We will start by getting the pixel data in a Buffer
, and temporarily casting all its contents to a byte[]
. Then, we iterate through it in increments of 4 bytes (since the frame has an alpha channel, too) and obtain the grayscale value via the relative luminance formula. Once this is done, we overwrite the R, G and B bytes with the luminance value, effectively obtaining a grayscale value with the same intensity as the source color. Finally, we copy our data buffer to the SoftwareBitmap
of the output frame, and we will have a fully working custom video effect.That was easy, wasn’t it?
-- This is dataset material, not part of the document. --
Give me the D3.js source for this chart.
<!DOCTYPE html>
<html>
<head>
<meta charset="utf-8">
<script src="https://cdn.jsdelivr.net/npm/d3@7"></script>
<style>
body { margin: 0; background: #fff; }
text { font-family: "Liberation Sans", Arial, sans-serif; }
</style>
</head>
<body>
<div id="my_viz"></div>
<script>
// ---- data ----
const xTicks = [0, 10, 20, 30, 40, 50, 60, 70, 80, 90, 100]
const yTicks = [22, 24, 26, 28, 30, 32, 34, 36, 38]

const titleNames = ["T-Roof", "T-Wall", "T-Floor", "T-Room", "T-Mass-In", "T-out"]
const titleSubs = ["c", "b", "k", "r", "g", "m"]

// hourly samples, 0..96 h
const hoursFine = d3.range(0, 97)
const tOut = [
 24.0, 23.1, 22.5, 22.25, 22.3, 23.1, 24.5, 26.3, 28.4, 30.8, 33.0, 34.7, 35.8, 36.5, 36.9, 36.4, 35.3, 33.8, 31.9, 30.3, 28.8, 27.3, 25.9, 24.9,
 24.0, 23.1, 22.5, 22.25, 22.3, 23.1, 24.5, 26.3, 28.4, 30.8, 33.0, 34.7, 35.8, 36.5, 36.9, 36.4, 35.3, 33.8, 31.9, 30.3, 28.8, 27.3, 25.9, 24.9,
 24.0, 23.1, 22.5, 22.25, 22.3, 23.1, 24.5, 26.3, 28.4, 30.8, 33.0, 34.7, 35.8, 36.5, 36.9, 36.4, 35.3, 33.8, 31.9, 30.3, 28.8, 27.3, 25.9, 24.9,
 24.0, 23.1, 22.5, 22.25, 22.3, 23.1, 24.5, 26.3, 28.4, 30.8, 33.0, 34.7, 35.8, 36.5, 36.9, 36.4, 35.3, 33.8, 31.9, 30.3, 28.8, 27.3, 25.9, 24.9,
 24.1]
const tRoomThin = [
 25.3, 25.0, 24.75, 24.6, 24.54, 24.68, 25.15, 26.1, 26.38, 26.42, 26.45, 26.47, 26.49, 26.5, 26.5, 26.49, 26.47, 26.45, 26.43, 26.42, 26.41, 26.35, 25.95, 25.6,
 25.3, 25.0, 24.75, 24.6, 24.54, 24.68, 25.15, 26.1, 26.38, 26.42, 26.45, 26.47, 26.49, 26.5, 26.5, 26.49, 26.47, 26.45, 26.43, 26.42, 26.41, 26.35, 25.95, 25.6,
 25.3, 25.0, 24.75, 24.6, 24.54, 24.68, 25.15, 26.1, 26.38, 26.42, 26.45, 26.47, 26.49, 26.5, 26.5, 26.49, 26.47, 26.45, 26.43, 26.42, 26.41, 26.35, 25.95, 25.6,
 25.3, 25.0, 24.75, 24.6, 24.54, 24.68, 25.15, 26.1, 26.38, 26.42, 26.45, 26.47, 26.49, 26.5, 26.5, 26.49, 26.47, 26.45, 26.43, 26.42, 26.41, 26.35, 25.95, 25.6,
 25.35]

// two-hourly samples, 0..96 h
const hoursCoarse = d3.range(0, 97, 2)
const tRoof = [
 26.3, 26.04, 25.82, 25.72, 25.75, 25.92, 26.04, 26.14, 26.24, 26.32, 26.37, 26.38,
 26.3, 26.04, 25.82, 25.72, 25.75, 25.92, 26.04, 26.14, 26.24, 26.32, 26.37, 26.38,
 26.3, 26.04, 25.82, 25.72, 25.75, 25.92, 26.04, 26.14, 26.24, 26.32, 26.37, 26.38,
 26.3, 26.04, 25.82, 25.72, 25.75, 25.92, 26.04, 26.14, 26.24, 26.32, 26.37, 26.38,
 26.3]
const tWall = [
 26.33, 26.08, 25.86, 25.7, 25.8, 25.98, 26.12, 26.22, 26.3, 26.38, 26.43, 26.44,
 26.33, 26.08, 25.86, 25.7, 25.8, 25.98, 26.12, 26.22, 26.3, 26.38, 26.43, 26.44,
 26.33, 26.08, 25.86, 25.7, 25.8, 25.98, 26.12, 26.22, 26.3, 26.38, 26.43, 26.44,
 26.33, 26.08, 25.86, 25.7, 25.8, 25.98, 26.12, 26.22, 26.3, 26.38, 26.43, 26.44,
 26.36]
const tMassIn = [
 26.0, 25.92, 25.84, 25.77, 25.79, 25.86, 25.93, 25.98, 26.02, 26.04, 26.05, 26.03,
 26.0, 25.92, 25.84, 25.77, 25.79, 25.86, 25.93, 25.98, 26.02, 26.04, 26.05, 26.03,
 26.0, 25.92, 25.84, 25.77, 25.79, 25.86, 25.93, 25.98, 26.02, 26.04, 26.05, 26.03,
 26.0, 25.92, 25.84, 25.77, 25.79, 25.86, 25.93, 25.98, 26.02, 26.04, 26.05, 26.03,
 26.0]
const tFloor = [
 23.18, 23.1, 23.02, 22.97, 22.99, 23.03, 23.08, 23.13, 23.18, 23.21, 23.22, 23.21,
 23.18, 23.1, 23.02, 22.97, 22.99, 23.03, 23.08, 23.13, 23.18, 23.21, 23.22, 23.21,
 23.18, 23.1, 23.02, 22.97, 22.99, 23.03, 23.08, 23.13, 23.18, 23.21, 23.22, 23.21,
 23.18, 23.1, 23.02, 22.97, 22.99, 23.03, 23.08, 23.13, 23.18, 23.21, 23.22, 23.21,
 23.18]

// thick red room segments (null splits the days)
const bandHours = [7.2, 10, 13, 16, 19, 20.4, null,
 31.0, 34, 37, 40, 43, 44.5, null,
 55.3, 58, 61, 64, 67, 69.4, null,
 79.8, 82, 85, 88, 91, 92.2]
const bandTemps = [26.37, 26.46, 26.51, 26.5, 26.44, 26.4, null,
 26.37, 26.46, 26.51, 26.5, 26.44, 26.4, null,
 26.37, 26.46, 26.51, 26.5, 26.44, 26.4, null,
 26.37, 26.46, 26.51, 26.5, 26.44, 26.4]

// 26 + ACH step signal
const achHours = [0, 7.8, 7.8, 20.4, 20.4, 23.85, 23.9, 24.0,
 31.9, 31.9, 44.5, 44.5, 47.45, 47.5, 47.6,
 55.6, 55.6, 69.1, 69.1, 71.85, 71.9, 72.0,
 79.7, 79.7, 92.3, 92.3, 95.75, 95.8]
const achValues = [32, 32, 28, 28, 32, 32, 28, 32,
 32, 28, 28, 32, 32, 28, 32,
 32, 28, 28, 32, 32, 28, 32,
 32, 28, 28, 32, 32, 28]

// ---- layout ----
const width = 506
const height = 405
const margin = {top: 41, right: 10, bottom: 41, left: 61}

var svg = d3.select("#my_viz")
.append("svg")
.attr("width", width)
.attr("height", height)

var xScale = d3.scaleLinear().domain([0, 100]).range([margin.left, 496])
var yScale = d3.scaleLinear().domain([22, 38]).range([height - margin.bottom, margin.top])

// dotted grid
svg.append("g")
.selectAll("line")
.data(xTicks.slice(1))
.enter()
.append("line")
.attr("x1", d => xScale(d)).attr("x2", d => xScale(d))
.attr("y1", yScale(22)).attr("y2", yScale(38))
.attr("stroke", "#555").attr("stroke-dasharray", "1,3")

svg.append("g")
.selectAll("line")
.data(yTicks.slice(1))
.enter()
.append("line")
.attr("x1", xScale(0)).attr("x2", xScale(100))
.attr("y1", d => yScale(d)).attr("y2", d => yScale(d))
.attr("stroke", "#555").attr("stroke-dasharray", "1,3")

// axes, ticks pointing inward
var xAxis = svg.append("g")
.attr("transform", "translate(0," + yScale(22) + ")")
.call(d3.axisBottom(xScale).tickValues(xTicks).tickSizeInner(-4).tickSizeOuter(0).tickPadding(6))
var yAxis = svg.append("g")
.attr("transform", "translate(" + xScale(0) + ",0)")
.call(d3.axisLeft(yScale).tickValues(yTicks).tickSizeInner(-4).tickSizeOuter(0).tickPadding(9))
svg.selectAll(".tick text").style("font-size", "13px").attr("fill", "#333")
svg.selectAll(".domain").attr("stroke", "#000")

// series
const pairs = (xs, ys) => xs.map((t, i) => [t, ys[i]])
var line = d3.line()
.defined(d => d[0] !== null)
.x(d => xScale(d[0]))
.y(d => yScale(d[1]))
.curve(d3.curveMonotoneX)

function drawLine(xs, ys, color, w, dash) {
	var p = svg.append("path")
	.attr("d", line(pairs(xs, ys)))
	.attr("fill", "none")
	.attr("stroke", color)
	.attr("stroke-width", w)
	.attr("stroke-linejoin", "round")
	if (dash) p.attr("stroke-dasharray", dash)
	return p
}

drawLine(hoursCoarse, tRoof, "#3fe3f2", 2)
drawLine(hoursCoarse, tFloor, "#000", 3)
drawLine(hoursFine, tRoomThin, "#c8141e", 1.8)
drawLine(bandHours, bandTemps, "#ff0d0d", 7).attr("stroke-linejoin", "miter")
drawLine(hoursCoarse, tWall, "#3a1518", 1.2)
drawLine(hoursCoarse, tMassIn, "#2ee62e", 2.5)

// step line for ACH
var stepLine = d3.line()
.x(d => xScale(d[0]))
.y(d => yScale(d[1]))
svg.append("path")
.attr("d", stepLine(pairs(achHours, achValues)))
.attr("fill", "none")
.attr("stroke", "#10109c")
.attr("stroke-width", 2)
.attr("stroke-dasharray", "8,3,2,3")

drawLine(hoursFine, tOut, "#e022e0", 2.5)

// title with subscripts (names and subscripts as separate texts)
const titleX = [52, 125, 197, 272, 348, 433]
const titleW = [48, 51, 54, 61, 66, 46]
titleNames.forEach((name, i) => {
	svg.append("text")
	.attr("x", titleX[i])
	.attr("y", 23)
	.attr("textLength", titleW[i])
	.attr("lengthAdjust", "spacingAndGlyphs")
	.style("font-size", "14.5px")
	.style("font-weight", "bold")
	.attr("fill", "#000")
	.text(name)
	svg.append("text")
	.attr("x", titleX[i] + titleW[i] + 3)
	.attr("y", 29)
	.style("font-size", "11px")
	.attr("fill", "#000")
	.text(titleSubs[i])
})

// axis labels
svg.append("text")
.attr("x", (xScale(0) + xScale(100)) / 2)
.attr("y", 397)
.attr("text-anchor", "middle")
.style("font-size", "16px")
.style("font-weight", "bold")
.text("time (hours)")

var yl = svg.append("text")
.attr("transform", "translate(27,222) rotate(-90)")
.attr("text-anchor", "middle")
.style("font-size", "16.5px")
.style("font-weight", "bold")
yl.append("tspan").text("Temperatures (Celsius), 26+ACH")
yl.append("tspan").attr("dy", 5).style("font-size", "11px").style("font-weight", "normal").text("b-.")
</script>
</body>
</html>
Back to our XAML page, hook up the Loaded
event of the MediaElement
(we have called it VideoPlayer
since we will have to reference it later). Let’s open the code behind file and write the code for loading and playing the video file:
[code lang=”csharp”]
private async void VideoPlayer_Loaded(object sender, RoutedEventArgs e)
{
// Load video file
var videoFile = await Package.Current.InstalledLocation.GetFileAsync("big_buck_bunny.mp4");
// Create a MediaClip from the video file and apply our video effect
MediaClip clip = await MediaClip.CreateFromFileAsync(videoFile);
clip.VideoEffectDefinitions.Add(new VideoEffectDefinition(typeof(GrayscaleVideoEffect).FullName));
// Create a MediaComposition object that will allow us to generate a stream source
MediaComposition compositor = new MediaComposition();
compositor.Clips.Add(clip);
// Set the stream source to the MediaElement control
this.VideoPlayer.SetMediaStreamSource(compositor.GenerateMediaStreamSource());
}
[/code]
Pretty simple, isn’t it? We obtain a reference to the video file packaged with the app and create a MediaClip
from it. Then, it’s a matter of adding a new VideoEffectDefinition
to it with the full name (including namespace) of our custom video effect – the runtime will take care of fetching the type, activating and instancing it. Really easy compared to how convoluted it was in WinRT 8.1!
For displaying the video on the MediaElement
, create a MediaComposition
object and add the clip to it. Then it’s a matter of creating a MediaStreamSource
from it with the GenerateMediaStreamSource
function and passing it to our video playing control. The final result should look like this:
While easy to do and good looking, this approach comes with some caveats. Since we are doing all our processing on the CPU side, computational load is big (it can quickly eat up one entire CPU core even with 720p videos) and memory usage is high since we are allocating a new buffer for each frame – this can be up to 60 allocations per second! It a future article we will look into doing it with GPU acceleration through the Win2D library.
Source code
The source code for this sample can be downloaded from the GitHub UWP-Samples repository, under the CustomVideoEffect subdirectory.